[Rows from a dataset]
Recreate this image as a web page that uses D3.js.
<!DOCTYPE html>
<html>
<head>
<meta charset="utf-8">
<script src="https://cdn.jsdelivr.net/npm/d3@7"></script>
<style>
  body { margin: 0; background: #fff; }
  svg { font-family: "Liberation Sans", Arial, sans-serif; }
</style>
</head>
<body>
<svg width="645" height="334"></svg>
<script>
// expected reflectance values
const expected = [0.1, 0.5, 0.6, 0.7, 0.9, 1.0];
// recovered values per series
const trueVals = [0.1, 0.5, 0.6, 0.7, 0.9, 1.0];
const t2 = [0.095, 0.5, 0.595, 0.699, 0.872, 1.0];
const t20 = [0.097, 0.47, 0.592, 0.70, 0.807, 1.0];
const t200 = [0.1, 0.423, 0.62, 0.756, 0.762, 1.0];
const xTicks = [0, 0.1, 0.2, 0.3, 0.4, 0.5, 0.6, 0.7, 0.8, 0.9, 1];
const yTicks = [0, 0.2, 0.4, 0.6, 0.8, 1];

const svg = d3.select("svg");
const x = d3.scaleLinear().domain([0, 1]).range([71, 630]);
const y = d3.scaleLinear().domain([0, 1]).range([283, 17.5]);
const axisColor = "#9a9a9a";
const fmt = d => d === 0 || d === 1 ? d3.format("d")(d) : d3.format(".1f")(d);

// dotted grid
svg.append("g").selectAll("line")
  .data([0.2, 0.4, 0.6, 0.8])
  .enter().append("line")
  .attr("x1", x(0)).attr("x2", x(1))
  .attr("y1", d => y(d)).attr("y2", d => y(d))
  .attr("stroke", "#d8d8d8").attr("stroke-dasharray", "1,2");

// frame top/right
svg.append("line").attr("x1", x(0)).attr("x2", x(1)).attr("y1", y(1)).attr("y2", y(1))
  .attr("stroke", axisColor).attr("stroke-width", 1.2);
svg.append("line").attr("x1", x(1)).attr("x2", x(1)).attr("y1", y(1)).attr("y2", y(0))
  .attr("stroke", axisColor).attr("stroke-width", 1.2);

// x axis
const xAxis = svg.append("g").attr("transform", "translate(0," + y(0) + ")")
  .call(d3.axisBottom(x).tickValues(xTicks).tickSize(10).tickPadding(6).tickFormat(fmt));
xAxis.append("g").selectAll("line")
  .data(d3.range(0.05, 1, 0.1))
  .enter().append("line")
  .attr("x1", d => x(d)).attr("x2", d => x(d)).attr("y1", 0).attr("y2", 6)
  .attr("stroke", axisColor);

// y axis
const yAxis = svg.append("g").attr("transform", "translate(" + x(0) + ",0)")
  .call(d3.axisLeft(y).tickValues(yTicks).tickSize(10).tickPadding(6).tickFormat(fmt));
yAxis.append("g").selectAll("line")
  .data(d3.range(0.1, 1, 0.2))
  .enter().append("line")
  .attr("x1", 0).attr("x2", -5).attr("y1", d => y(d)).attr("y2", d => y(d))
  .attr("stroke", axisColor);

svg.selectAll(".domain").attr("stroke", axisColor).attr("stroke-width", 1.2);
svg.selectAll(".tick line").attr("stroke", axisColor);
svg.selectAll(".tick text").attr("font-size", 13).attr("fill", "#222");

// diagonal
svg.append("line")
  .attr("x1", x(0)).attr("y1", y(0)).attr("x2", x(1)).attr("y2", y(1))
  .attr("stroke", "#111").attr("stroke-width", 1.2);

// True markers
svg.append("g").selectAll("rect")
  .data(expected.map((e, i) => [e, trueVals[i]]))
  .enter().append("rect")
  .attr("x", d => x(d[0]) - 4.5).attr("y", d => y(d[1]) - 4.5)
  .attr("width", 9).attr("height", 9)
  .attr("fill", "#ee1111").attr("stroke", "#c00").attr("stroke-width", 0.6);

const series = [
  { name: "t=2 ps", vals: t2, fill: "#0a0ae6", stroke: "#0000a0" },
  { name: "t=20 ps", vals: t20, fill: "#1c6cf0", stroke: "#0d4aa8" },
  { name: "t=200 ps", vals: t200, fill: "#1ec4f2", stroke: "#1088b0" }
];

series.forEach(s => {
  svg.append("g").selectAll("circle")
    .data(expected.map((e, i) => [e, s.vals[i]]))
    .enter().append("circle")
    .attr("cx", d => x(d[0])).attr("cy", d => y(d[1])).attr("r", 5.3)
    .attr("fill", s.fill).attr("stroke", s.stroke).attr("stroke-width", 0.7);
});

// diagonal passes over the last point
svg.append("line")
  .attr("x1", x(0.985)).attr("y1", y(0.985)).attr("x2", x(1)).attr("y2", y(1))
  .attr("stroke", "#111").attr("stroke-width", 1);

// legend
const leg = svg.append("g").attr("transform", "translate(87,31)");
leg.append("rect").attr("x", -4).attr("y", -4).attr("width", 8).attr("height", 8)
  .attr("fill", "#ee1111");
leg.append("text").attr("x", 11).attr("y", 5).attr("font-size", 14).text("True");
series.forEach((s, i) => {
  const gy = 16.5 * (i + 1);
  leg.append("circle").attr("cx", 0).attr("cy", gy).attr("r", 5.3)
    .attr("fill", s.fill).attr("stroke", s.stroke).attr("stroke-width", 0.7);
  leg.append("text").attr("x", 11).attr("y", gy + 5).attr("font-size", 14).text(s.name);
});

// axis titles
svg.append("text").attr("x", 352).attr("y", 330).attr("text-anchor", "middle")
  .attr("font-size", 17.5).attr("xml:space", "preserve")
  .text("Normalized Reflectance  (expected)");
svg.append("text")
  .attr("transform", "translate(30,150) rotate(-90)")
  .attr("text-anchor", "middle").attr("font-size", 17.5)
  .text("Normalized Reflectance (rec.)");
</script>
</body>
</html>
* * *
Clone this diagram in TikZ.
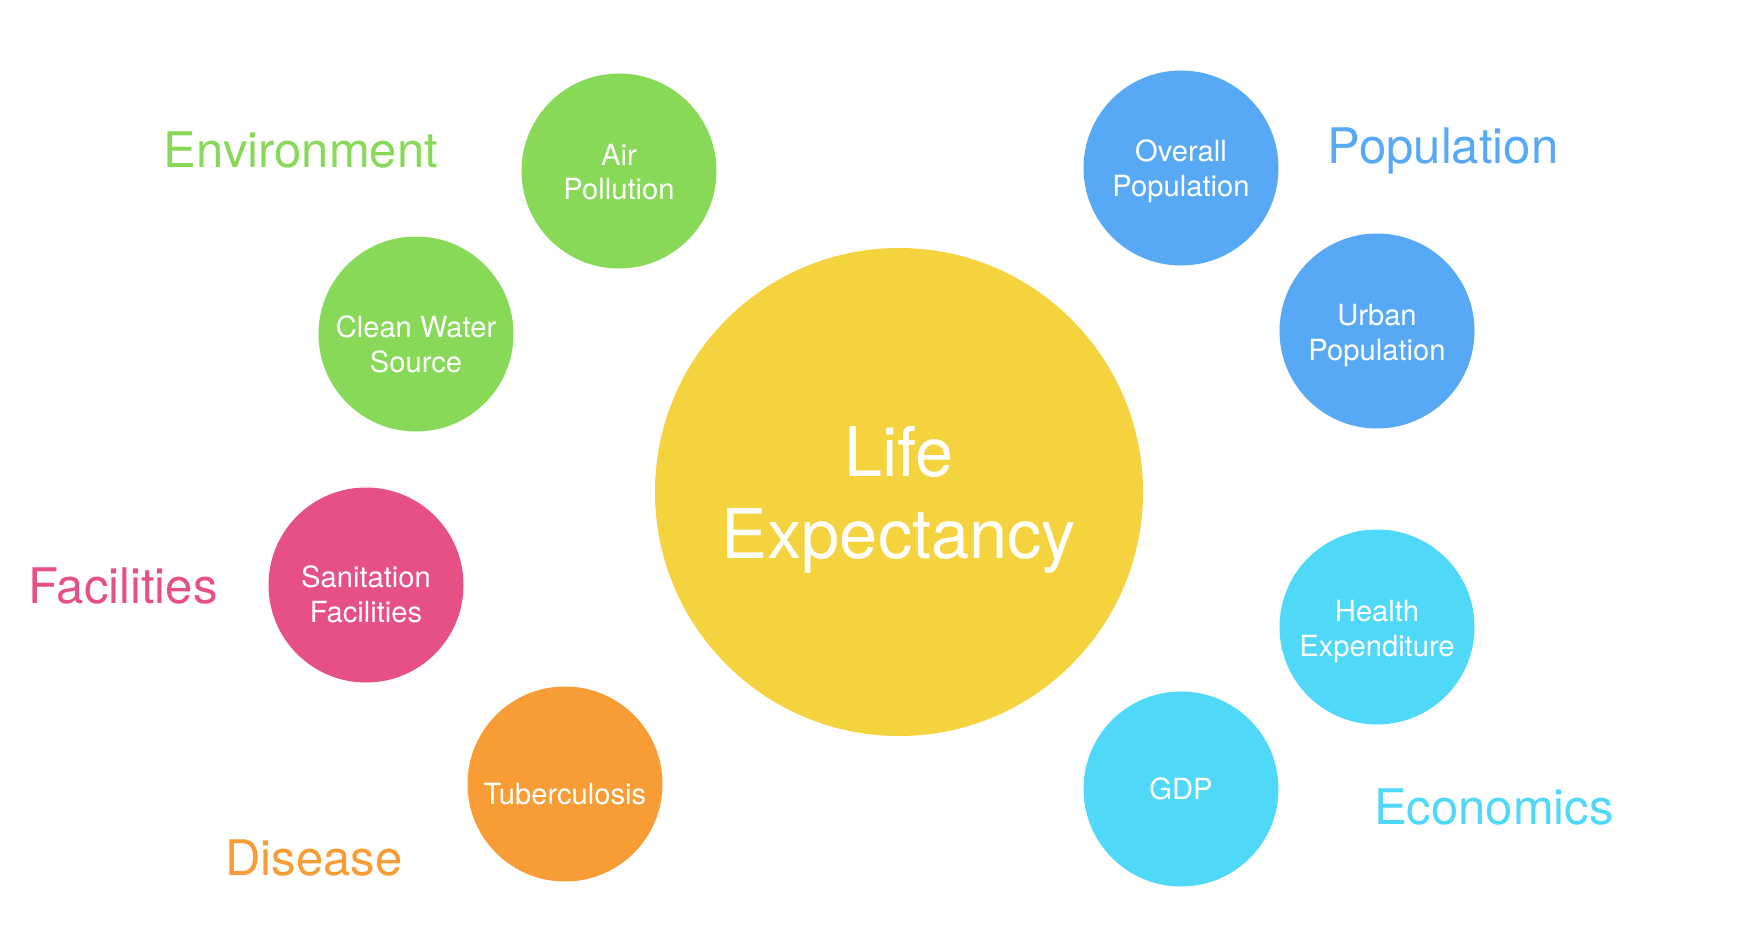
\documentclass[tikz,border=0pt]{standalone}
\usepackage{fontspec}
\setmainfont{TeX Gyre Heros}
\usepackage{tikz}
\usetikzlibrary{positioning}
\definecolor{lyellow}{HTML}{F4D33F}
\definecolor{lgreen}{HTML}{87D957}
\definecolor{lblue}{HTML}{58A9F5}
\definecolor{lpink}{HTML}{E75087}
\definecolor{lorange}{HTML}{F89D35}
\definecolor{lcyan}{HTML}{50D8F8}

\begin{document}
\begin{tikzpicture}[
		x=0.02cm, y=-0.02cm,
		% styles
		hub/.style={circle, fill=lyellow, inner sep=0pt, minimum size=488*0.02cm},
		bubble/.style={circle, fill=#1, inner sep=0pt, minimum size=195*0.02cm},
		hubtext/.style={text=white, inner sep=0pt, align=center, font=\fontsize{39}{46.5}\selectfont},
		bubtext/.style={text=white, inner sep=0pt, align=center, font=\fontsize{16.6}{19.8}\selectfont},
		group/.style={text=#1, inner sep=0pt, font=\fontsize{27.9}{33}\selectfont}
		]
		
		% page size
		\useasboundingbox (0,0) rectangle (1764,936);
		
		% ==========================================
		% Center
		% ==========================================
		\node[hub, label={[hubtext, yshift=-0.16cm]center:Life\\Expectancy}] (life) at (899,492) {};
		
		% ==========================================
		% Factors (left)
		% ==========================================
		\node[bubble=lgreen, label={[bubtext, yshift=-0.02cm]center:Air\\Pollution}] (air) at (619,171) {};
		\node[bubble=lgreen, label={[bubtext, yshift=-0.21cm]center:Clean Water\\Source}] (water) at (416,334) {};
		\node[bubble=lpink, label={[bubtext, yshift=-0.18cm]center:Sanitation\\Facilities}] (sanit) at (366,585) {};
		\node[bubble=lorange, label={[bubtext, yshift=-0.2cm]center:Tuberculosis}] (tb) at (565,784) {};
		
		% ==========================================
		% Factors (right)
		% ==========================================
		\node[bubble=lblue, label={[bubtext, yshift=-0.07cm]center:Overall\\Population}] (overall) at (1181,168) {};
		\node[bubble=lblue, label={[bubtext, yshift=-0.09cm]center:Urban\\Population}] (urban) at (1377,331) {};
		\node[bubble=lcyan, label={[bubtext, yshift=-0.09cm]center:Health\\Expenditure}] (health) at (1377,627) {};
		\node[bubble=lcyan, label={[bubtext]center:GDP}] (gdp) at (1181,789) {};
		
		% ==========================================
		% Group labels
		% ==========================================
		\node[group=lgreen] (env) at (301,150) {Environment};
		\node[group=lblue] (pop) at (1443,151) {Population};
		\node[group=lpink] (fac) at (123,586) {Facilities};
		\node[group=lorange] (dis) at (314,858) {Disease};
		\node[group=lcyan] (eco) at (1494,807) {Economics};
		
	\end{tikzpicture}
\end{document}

**REQUIREMENTS**
Pictures are not part of the copy. Write out only the lines from the one containing "Clone this diagram in TikZ." through the one containing "(life) at (899,492)", exactly as they stand, both included.

**EXERCISE OUTPUT**
Clone this diagram in TikZ.
\documentclass[tikz,border=0pt]{standalone}
\usepackage{fontspec}
\setmainfont{TeX Gyre Heros}
\usepackage{tikz}
\usetikzlibrary{positioning}
\definecolor{lyellow}{HTML}{F4D33F}
\definecolor{lgreen}{HTML}{87D957}
\definecolor{lblue}{HTML}{58A9F5}
\definecolor{lpink}{HTML}{E75087}
\definecolor{lorange}{HTML}{F89D35}
\definecolor{lcyan}{HTML}{50D8F8}

\begin{document}
\begin{tikzpicture}[
		x=0.02cm, y=-0.02cm,
		% styles
		hub/.style={circle, fill=lyellow, inner sep=0pt, minimum size=488*0.02cm},
		bubble/.style={circle, fill=#1, inner sep=0pt, minimum size=195*0.02cm},
		hubtext/.style={text=white, inner sep=0pt, align=center, font=\fontsize{39}{46.5}\selectfont},
		bubtext/.style={text=white, inner sep=0pt, align=center, font=\fontsize{16.6}{19.8}\selectfont},
		group/.style={text=#1, inner sep=0pt, font=\fontsize{27.9}{33}\selectfont}
		]
		
		% page size
		\useasboundingbox (0,0) rectangle (1764,936);
		
		% ==========================================
		% Center
		% ==========================================
		\node[hub, label={[hubtext, yshift=-0.16cm]center:Life\\Expectancy}] (life) at (899,492) {};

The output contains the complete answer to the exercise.